A fight in the street, by Frederic Remington. From Theodore Roosevelt: Ranch Life and the Hunting Trail (1889).

Not every outfit was five months on the way, as was that of foreman Jim Flood, which took Adams’s alter ego, young Tom along as a trail hand in the early spring of 1882, and, after receiving the herd from across the Rio Grande River in Old Mexico, delivered it intact on the Blackfoot reservation in the northwest corner of Montana at the end of August.

When all was over, Don Lovell, the owner of the herd, took his cowboys to the railhead of the Northern Pacific at Silver Bow, Montana, and stood drinks all round while they waited for the train. “Turn to and help wait on these thirsty Texans,” he said, “and remember that there is nothing too rich for our blood today. This outfit has made one of the longest cattle drives on record, and the best is none too good for them.”

Chief among the many trails followed by the cattle drives to the northern railheads were: the Sedalia Trail, opened up in 1866 but veering too far east into the wooded Ozarks to be followed in later years; the Chisholm Trail to Abilene via Fort Worth and the Indian Territory, resulting from McCoy’s enterprising idea; the Goodnight-Loving Trail to the Pecos River and then north through New Mexico, Colorado, and beyond; and the Western Trail (which Andy Adams’s heroes followed in 1882), up through the later notorious cow-towns of Dodge City, Kansas, and Ogalalla, Nebraska, and thence into Montana across northeastern Wyoming.
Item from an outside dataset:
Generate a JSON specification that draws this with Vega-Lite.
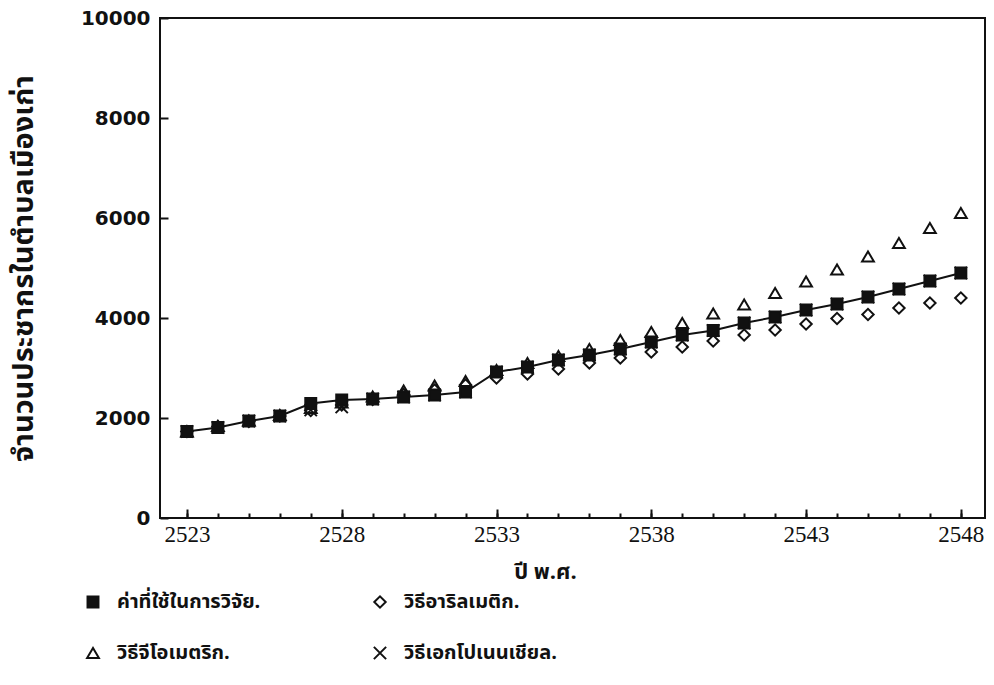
{
  "$schema": "https://vega.github.io/schema/vega-lite/v6.json",
  "width": 825,
  "height": 500,
  "autosize": "none",
  "padding": {"left": 160, "top": 18, "right": 9, "bottom": 167},
  "background": "white",
  "config": {
    "view": {"stroke": "#111", "strokeWidth": 2},
    "font": "Noto Sans Thai",
    "axis": {"grid": false, "domain": false, "tickColor": "#111", "tickWidth": 2, "labelColor": "#111", "titleColor": "#111"}
  },
  "datasets": {
    "pop": [
      {"year": 2523, "series": "ค่าที่ใช้ในการวิจัย.", "value": 1730},
      {"year": 2524, "series": "ค่าที่ใช้ในการวิจัย.", "value": 1810},
      {"year": 2525, "series": "ค่าที่ใช้ในการวิจัย.", "value": 1940},
      {"year": 2526, "series": "ค่าที่ใช้ในการวิจัย.", "value": 2040},
      {"year": 2527, "series": "ค่าที่ใช้ในการวิจัย.", "value": 2290},
      {"year": 2528, "series": "ค่าที่ใช้ในการวิจัย.", "value": 2360},
      {"year": 2529, "series": "ค่าที่ใช้ในการวิจัย.", "value": 2380},
      {"year": 2530, "series": "ค่าที่ใช้ในการวิจัย.", "value": 2420},
      {"year": 2531, "series": "ค่าที่ใช้ในการวิจัย.", "value": 2460},
      {"year": 2532, "series": "ค่าที่ใช้ในการวิจัย.", "value": 2520},
      {"year": 2533, "series": "ค่าที่ใช้ในการวิจัย.", "value": 2920},
      {"year": 2534, "series": "ค่าที่ใช้ในการวิจัย.", "value": 3020},
      {"year": 2535, "series": "ค่าที่ใช้ในการวิจัย.", "value": 3160},
      {"year": 2536, "series": "ค่าที่ใช้ในการวิจัย.", "value": 3260},
      {"year": 2537, "series": "ค่าที่ใช้ในการวิจัย.", "value": 3380},
      {"year": 2538, "series": "ค่าที่ใช้ในการวิจัย.", "value": 3520},
      {"year": 2539, "series": "ค่าที่ใช้ในการวิจัย.", "value": 3660},
      {"year": 2540, "series": "ค่าที่ใช้ในการวิจัย.", "value": 3750},
      {"year": 2541, "series": "ค่าที่ใช้ในการวิจัย.", "value": 3900},
      {"year": 2542, "series": "ค่าที่ใช้ในการวิจัย.", "value": 4020},
      {"year": 2543, "series": "ค่าที่ใช้ในการวิจัย.", "value": 4160},
      {"year": 2544, "series": "ค่าที่ใช้ในการวิจัย.", "value": 4280},
      {"year": 2545, "series": "ค่าที่ใช้ในการวิจัย.", "value": 4420},
      {"year": 2546, "series": "ค่าที่ใช้ในการวิจัย.", "value": 4580},
      {"year": 2547, "series": "ค่าที่ใช้ในการวิจัย.", "value": 4740},
      {"year": 2548, "series": "ค่าที่ใช้ในการวิจัย.", "value": 4900},
      {"year": 2523, "series": "วิธีอาริลเมติก.", "value": 1730},
      {"year": 2524, "series": "วิธีอาริลเมติก.", "value": 1830},
      {"year": 2525, "series": "วิธีอาริลเมติก.", "value": 1930},
      {"year": 2526, "series": "วิธีอาริลเมติก.", "value": 2040},
      {"year": 2527, "series": "วิธีอาริลเมติก.", "value": 2150},
      {"year": 2528, "series": "วิธีอาริลเมติก.", "value": 2260},
      {"year": 2529, "series": "วิธีอาริลเมติก.", "value": 2370},
      {"year": 2530, "series": "วิธีอาริลเมติก.", "value": 2470},
      {"year": 2531, "series": "วิธีอาริลเมติก.", "value": 2560},
      {"year": 2532, "series": "วิธีอาริลเมติก.", "value": 2660},
      {"year": 2533, "series": "วิธีอาริลเมติก.", "value": 2800},
      {"year": 2534, "series": "วิธีอาริลเมติก.", "value": 2880},
      {"year": 2535, "series": "วิธีอาริลเมติก.", "value": 2980},
      {"year": 2536, "series": "วิธีอาริลเมติก.", "value": 3100},
      {"year": 2537, "series": "วิธีอาริลเมติก.", "value": 3200},
      {"year": 2538, "series": "วิธีอาริลเมติก.", "value": 3320},
      {"year": 2539, "series": "วิธีอาริลเมติก.", "value": 3420},
      {"year": 2540, "series": "วิธีอาริลเมติก.", "value": 3540},
      {"year": 2541, "series": "วิธีอาริลเมติก.", "value": 3660},
      {"year": 2542, "series": "วิธีอาริลเมติก.", "value": 3760},
      {"year": 2543, "series": "วิธีอาริลเมติก.", "value": 3880},
      {"year": 2544, "series": "วิธีอาริลเมติก.", "value": 3990},
      {"year": 2545, "series": "วิธีอาริลเมติก.", "value": 4070},
      {"year": 2546, "series": "วิธีอาริลเมติก.", "value": 4200},
      {"year": 2547, "series": "วิธีอาริลเมติก.", "value": 4300},
      {"year": 2548, "series": "วิธีอาริลเมติก.", "value": 4400},
      {"year": 2523, "series": "วิธีจีโอเมตริก.", "value": 1730},
      {"year": 2524, "series": "วิธีจีโอเมตริก.", "value": 1840},
      {"year": 2525, "series": "วิธีจีโอเมตริก.", "value": 1950},
      {"year": 2526, "series": "วิธีจีโอเมตริก.", "value": 2060},
      {"year": 2527, "series": "วิธีจีโอเมตริก.", "value": 2200},
      {"year": 2528, "series": "วิธีจีโอเมตริก.", "value": 2310},
      {"year": 2529, "series": "วิธีจีโอเมตริก.", "value": 2430},
      {"year": 2530, "series": "วิธีจีโอเมตริก.", "value": 2550},
      {"year": 2531, "series": "วิธีจีโอเมตริก.", "value": 2650},
      {"year": 2532, "series": "วิธีจีโอเมตริก.", "value": 2740},
      {"year": 2533, "series": "วิธีจีโอเมตริก.", "value": 2960},
      {"year": 2534, "series": "วิธีจีโอเมตริก.", "value": 3100},
      {"year": 2535, "series": "วิธีจีโอเมตริก.", "value": 3240},
      {"year": 2536, "series": "วิธีจีโอเมตริก.", "value": 3380},
      {"year": 2537, "series": "วิธีจีโอเมตริก.", "value": 3560},
      {"year": 2538, "series": "วิธีจีโอเมตริก.", "value": 3720},
      {"year": 2539, "series": "วิธีจีโอเมตริก.", "value": 3900},
      {"year": 2540, "series": "วิธีจีโอเมตริก.", "value": 4090},
      {"year": 2541, "series": "วิธีจีโอเมตริก.", "value": 4270},
      {"year": 2542, "series": "วิธีจีโอเมตริก.", "value": 4500},
      {"year": 2543, "series": "วิธีจีโอเมตริก.", "value": 4730},
      {"year": 2544, "series": "วิธีจีโอเมตริก.", "value": 4970},
      {"year": 2545, "series": "วิธีจีโอเมตริก.", "value": 5230},
      {"year": 2546, "series": "วิธีจีโอเมตริก.", "value": 5500},
      {"year": 2547, "series": "วิธีจีโอเมตริก.", "value": 5800},
      {"year": 2548, "series": "วิธีจีโอเมตริก.", "value": 6100},
      {"year": 2523, "series": "วิธีเอกโปเนนเชียล.", "value": 1730},
      {"year": 2524, "series": "วิธีเอกโปเนนเชียล.", "value": 1810},
      {"year": 2525, "series": "วิธีเอกโปเนนเชียล.", "value": 1940},
      {"year": 2526, "series": "วิธีเอกโปเนนเชียล.", "value": 2040},
      {"year": 2527, "series": "วิธีเอกโปเนนเชียล.", "value": 2160},
      {"year": 2528, "series": "วิธีเอกโปเนนเชียล.", "value": 2220},
      {"year": 2529, "series": "วิธีเอกโปเนนเชียล.", "value": 2380},
      {"year": 2530, "series": "วิธีเอกโปเนนเชียล.", "value": 2420},
      {"year": 2531, "series": "วิธีเอกโปเนนเชียล.", "value": 2460},
      {"year": 2532, "series": "วิธีเอกโปเนนเชียล.", "value": 2520},
      {"year": 2533, "series": "วิธีเอกโปเนนเชียล.", "value": 2920},
      {"year": 2534, "series": "วิธีเอกโปเนนเชียล.", "value": 3020},
      {"year": 2535, "series": "วิธีเอกโปเนนเชียล.", "value": 3160},
      {"year": 2536, "series": "วิธีเอกโปเนนเชียล.", "value": 3260},
      {"year": 2537, "series": "วิธีเอกโปเนนเชียล.", "value": 3380},
      {"year": 2538, "series": "วิธีเอกโปเนนเชียล.", "value": 3520},
      {"year": 2539, "series": "วิธีเอกโปเนนเชียล.", "value": 3660},
      {"year": 2540, "series": "วิธีเอกโปเนนเชียล.", "value": 3750},
      {"year": 2541, "series": "วิธีเอกโปเนนเชียล.", "value": 3900},
      {"year": 2542, "series": "วิธีเอกโปเนนเชียล.", "value": 4020},
      {"year": 2543, "series": "วิธีเอกโปเนนเชียล.", "value": 4160},
      {"year": 2544, "series": "วิธีเอกโปเนนเชียล.", "value": 4280},
      {"year": 2545, "series": "วิธีเอกโปเนนเชียล.", "value": 4420},
      {"year": 2546, "series": "วิธีเอกโปเนนเชียล.", "value": 4580},
      {"year": 2547, "series": "วิธีเอกโปเนนเชียล.", "value": 4740},
      {"year": 2548, "series": "วิธีเอกโปเนนเชียล.", "value": 4900}
    ]
  },
  "data": {"name": "pop"},
  "layer": [
    {
      "transform": [{"filter": "datum.series === 'ค่าที่ใช้ในการวิจัย.'"}],
      "mark": {"type": "line", "color": "#111", "strokeWidth": 2},
      "encoding": {
        "x": {
          "field": "year", "type": "quantitative",
          "scale": {"domain": [2522.13, 2548.78], "nice": false, "zero": false},
          "axis": {
            "orient": "bottom", "offset": -9,
            "values": [2523, 2528, 2533, 2538, 2543, 2548], "format": "d",
            "tickSize": 9, "labelPadding": 5, "labelBaseline": "top",
            "labelFont": "Liberation Serif", "labelFontSize": 23, "labelFontWeight": "normal",
            "title": "ปี พ.ศ.", "titleFont": "Noto Sans Thai", "titleFontSize": 22, "titleFontWeight": "bold",
            "titleX": 385, "titleY": 69, "titleBaseline": "alphabetic", "titleAlign": "center"
          }
        },
        "y": {
          "field": "value", "type": "quantitative",
          "scale": {"domain": [0, 10000], "nice": false},
          "axis": {
            "orient": "left", "offset": -8,
            "values": [0, 2000, 4000, 6000, 8000, 10000], "format": "d",
            "tickSize": 8, "labelPadding": 10,
            "labelFont": "DejaVu Sans", "labelFontSize": 20, "labelFontWeight": "bold",
            "title": "จำนวนประชากรในตำบลเมืองเก่า", "titleFont": "Noto Sans Thai", "titleFontSize": 29, "titleFontWeight": "bold",
            "titleX": -145, "titleY": 250, "titleAngle": 270, "titleAlign": "center", "titleBaseline": "middle"
          }
        }
      }
    },
    {
      "mark": {"type": "point", "strokeWidth": 2, "opacity": 1, "stroke": "#111"},
      "encoding": {
        "x": {
          "field": "year", "type": "quantitative",
          "axis": {"orient": "bottom", "offset": -5, "values": [2523,2524,2525,2526,2527,2528,2529,2530,2531,2532,2533,2534,2535,2536,2537,2538,2539,2540,2541,2542,2543,2544,2545,2546,2547,2548], "tickSize": 5, "labels": false, "title": null}
        },
        "y": {"field": "value", "type": "quantitative", "axis": null},
        "order": {"field": "series", "sort": "descending"},
        "shape": {
          "field": "series", "type": "nominal",
          "scale": {
            "domain": ["ค่าที่ใช้ในการวิจัย.", "วิธีอาริลเมติก.", "วิธีจีโอเมตริก.", "วิธีเอกโปเนนเชียล."],
            "range": ["square", "diamond", "triangle-up", "M-1,-1L1,1M-1,1L1,-1"]
          },
          "legend": {
            "title": null, "orient": "none", "legendX": -77, "legendY": 574,
            "columns": 2, "direction": "horizontal", "columnPadding": 108, "rowPadding": 30,
            "symbolStrokeWidth": 2, "symbolStrokeColor": "#111", "symbolOffset": 0, "labelOffset": 14,
            "labelFont": "Noto Sans Thai", "labelFontSize": 20, "labelFontWeight": "bold", "labelColor": "#111", "labelLimit": 400,
            "padding": 0
          }
        },
        "fill": {
          "field": "series", "type": "nominal",
          "scale": {
            "domain": ["ค่าที่ใช้ในการวิจัย.", "วิธีอาริลเมติก.", "วิธีจีโอเมตริก.", "วิธีเอกโปเนนเชียล."],
            "range": ["#111", "transparent", "transparent", "transparent"]
          }
        },
        "size": {
          "field": "series", "type": "nominal",
          "scale": {
            "domain": ["ค่าที่ใช้ในการวิจัย.", "วิธีอาริลเมติก.", "วิธีจีโอเมตริก.", "วิธีเอกโปเนนเชียล."],
            "range": [120, 150, 110, 60]
          }
        }
      }
    }
  ],
  "resolve": {"axis": {"x": "independent", "y": "independent"}}
}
The Goodnight-Loving Trail, named after two well-known cattlemen who used it, belied its cozy name, for it went through Comanche country and was perhaps the most hazardous of all. Every one of these trails had to cross a number of eastward flowing rivers, very few of them “two miles wide and half an inch deep,” as the Platte was claimed to be, for many were swift-flowing, deep, and treacherous.

In Andy Adams’s book the trail boss (or foreman) of one herd loses his life at one such crossing, and, at another, a full day is spent in improvising a bridge of brushwood and logs and cajoling the unwilling longhorns across this makeshift causeway, using, as a last resort, a bellowing calf as a decoy, lugged on the end of a rope and followed by its anxious mother.

The inquisitive steers found it impossible to resist investigating this intriguing situation, and crowded across in her wake.

Only in the earliest years after the Civil War were the Texas cattle driven North principally for shipment East by rail, though this remained an important trade well into the eighties. They were also used to stock the Northern Plains, there to be cross-bred with beef cattle of higher quality but lower stamina from the East, the expensive stud-bulls being worth importing all this way by rail.

A buffalo hunter’s camp on the Southern Plains, in the Texas Panhandle, 1874.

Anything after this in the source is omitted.